John Burnside [ Great Britain ]
A Summer of Drowning, 2001
A Lie About my Father, 2006
Waking Up in Toytown, 2010
The Scottish poet and novelist John Burnside was born in 1955 in Dunfermline, Fife. Burnside studied English and European thought and literature at the College of Arts and Technology in Cambridge, and worked as a computer engineer before becoming a freelance writer in 1996.

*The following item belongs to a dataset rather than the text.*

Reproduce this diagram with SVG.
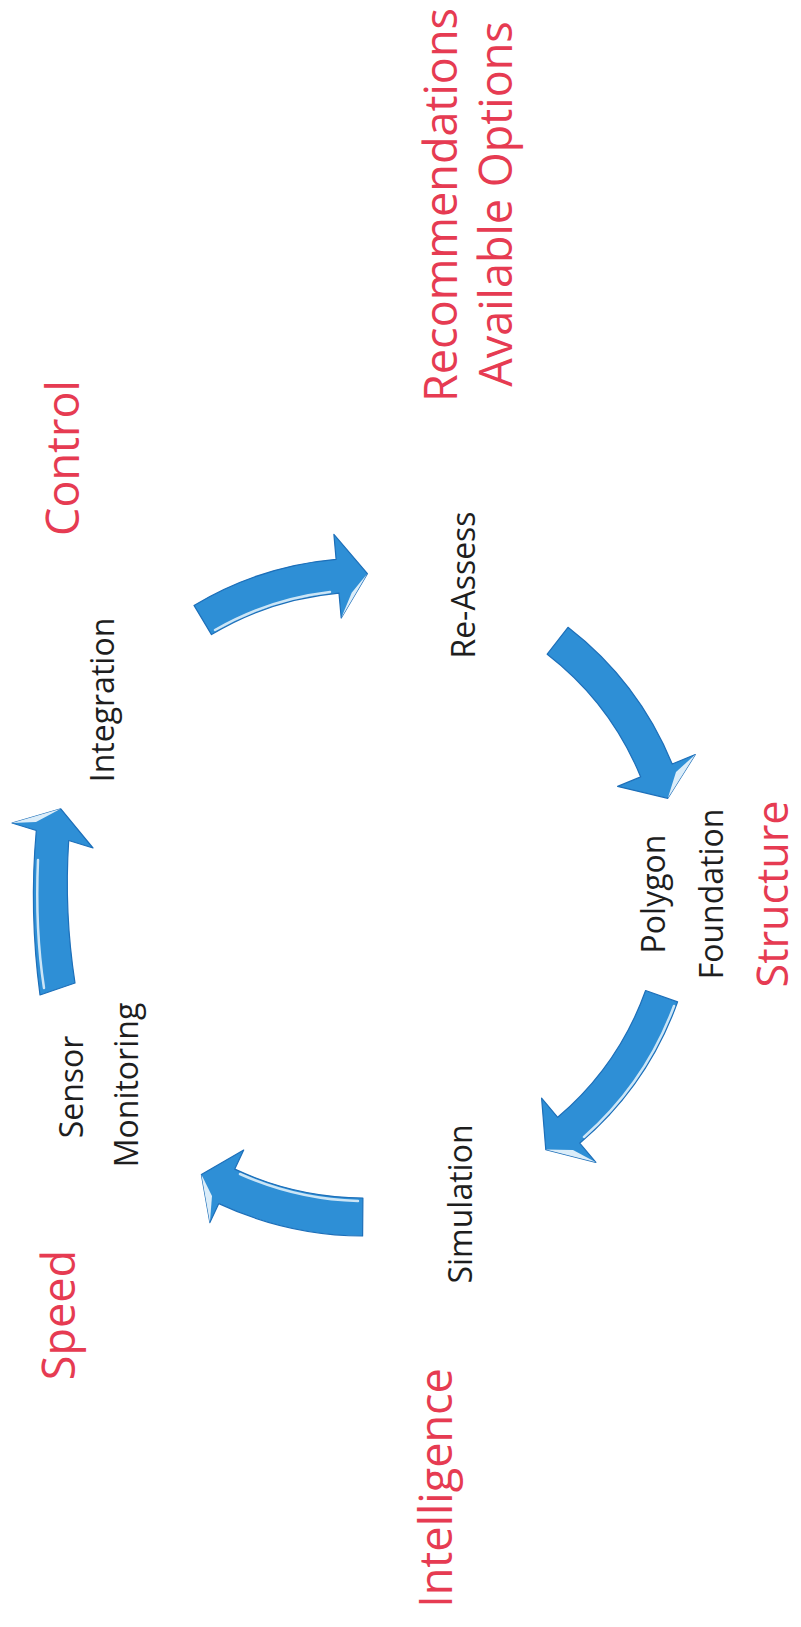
<svg xmlns="http://www.w3.org/2000/svg" width="801" height="1627" viewBox="0 0 801 1627">
<style>
.red{font-family:"Open Sans","Noto Sans",sans-serif;font-size:45px;fill:#e63b52;text-anchor:middle}
.blk{font-family:"Open Sans","Noto Sans",sans-serif;font-size:32px;fill:#1e1e1e;text-anchor:middle}
.arrow{fill:#2e8fd6;stroke:#1d6fb9;stroke-width:1.2;stroke-linejoin:round}
.hl{fill:none;stroke:#e8f4fc;stroke-width:2.5;stroke-opacity:0.85;stroke-linecap:round}
.bev{fill:#eef7fd;opacity:0.9}
</style>
<rect width="801" height="1627" fill="#ffffff"/>
<g id="connectors">
  <g id="arrow-integration-reassess">
    <path class="arrow" d="M211.5 634.6 L194 605.4 A332 332 0 0 1 336.1 559.3 L333.9 534.4 L367.4 573.6 L341.2 618 L339 593.1 A298 298 0 0 0 211.5 634.6 Z"/>
    <path class="hl" d="M215 630 A301 301 0 0 1 330 592"/>
    <polygon class="bev" points="367.4,573.6 341.2,618 351.7,592.8"/>
  </g>
  <g id="arrow-reassess-polygon">
    <path class="arrow" d="M547.2 654.2 L568 627.3 A332 332 0 0 1 672.2 764 L695.3 754.5 L667.8 798.3 L617.6 786.4 L640.7 776.9 A298 298 0 0 0 547.2 654.2 Z"/>
    <polygon class="bev" points="667.8,798.3 695.3,754.5 676,772"/>
  </g>
  <g id="arrow-polygon-simulation">
    <path class="arrow" d="M645.6 990.5 L677.6 1001.9 A332 332 0 0 1 579.7 1143.2 L595.9 1162.3 L545.8 1149.6 L541.6 1098.2 L557.7 1117.3 A298 298 0 0 0 645.6 990.5 Z"/>
    <path class="hl" d="M674 1006 A328 328 0 0 1 584 1137"/>
    <polygon class="bev" points="545.8,1149.6 595.9,1162.3 573,1150"/>
  </g>
  <g id="arrow-simulation-sensor">
    <path class="arrow" d="M362.6 1236 L362.9 1198 A308 308 0 0 1 234.8 1169.1 L243.7 1150.1 L201.4 1174.6 L209.9 1222.6 L218.8 1203.6 A346 346 0 0 0 362.6 1236 Z"/>
    <path class="hl" d="M358 1201 A311 311 0 0 1 240 1174"/>
    <polygon class="bev" points="201.4,1174.6 209.9,1222.6 212,1196"/>
  </g>
  <g id="arrow-sensor-integration">
    <path class="arrow" d="M40 995 Q29 912 36.3 830.5 L12 823 L60.8 808.8 L93 848 L68.7 840.5 Q64 912 75 983 Z"/>
    <path class="hl" d="M44 988 Q35 930 38 860"/>
    <polygon class="bev" points="60.8,808.8 12,823 36,822"/>
  </g>
</g>
<g id="node-recommendations">
  <text class="red" transform="translate(457,205) rotate(-90)">Recommendations</text>
  <text class="red" transform="translate(512,204) rotate(-90)">Available Options</text>
</g>
<g id="node-control"><text class="red" transform="translate(79,458) rotate(-90)">Control</text></g>
<g id="node-integration"><text class="blk" transform="translate(114,700) rotate(-90)">Integration</text></g>
<g id="node-reassess"><text class="blk" transform="translate(475,585) rotate(-90)">Re-Assess</text></g>
<g id="node-polygon">
  <text class="blk" transform="translate(665,894) rotate(-90)">Polygon</text>
  <text class="blk" transform="translate(723,894) rotate(-90)">Foundation</text>
</g>
<g id="node-structure"><text class="red" transform="translate(788,894) rotate(-90)" style="font-size:43px">Structure</text></g>
<g id="node-sensor">
  <text class="blk" transform="translate(83,1087) rotate(-90)">Sensor</text>
  <text class="blk" transform="translate(138,1085) rotate(-90)">Monitoring</text>
</g>
<g id="node-simulation"><text class="blk" transform="translate(472,1204) rotate(-90)">Simulation</text></g>
<g id="node-speed"><text class="red" transform="translate(75,1315) rotate(-90)">Speed</text></g>
<g id="node-intelligence"><text class="red" transform="translate(452,1488) rotate(-90)">Intelligence</text></g>
</svg>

His first volume of poetry »The Hoop« (1988) won the Scottish Arts Council Book Award. His debut novel »The Dumb House« (1997) is about a man’s obsession with determining »the locus of the soul. He experiments on his own children, locking them up in the basement to isolate them from all outside influence. »The Mercy Boys« (1999) tells of four young men from Dundee, who meet in a pub every day and drink to the point of becoming comatose – until one of them finally commits an act of unfathomable violence. »Glister« (2008) is set in a radioactively contaminated post-industrial coastal town, whose inhabitants have resigned themselves to the disappearance and presumed murder of local boys, in the belief that they have gone on to a better place. Burnside explores childhood and drug experiences in his memoir »A Lie About My Father« (2006): the protagonist grows up in a socially vulnerable family, dominated by a physically ruthless, alcoholic hard-man of a father, and finally develops substance abuse problems of his own. The novel portrays what it means to be at the mercy of one’s parents while growing up, and the intractability of family relationships. »A Summer of Drowning« (2011) begins on a Norwegian island inside the Arctic Circle. Like »Glister«, the novel begins with the disappearance of two boys. In her attempt to clarify events, their classmate, the daughter of a painter who sees spirits, becomes increasingly caught up in Norwegian mythology. Burnside manages to reveal the mystery of phenomena through seemingly insignificant snapshots. In »Waking Up in Toytown« (2010) Burnside returns to father-son relationships: after years of self-deceit, the author acknowledges that he has followed in his abhorrent father’s footsteps, living a life governed by drugs and alcohol, lies and complete irresponsibility, and details how he created a life of normalcy for himself. Burnside is a professor at St. Andrews University, where he teaches creative writing, literature and ecology, and was elected a fellow of the Royal Society of Edinburgh in 2016. »Black Cat Bone« won the T. S. Eliot Prize in 2011, and in 2012 he was awarded the Spycher: Literaturpreis Leuk. He lives in Fife.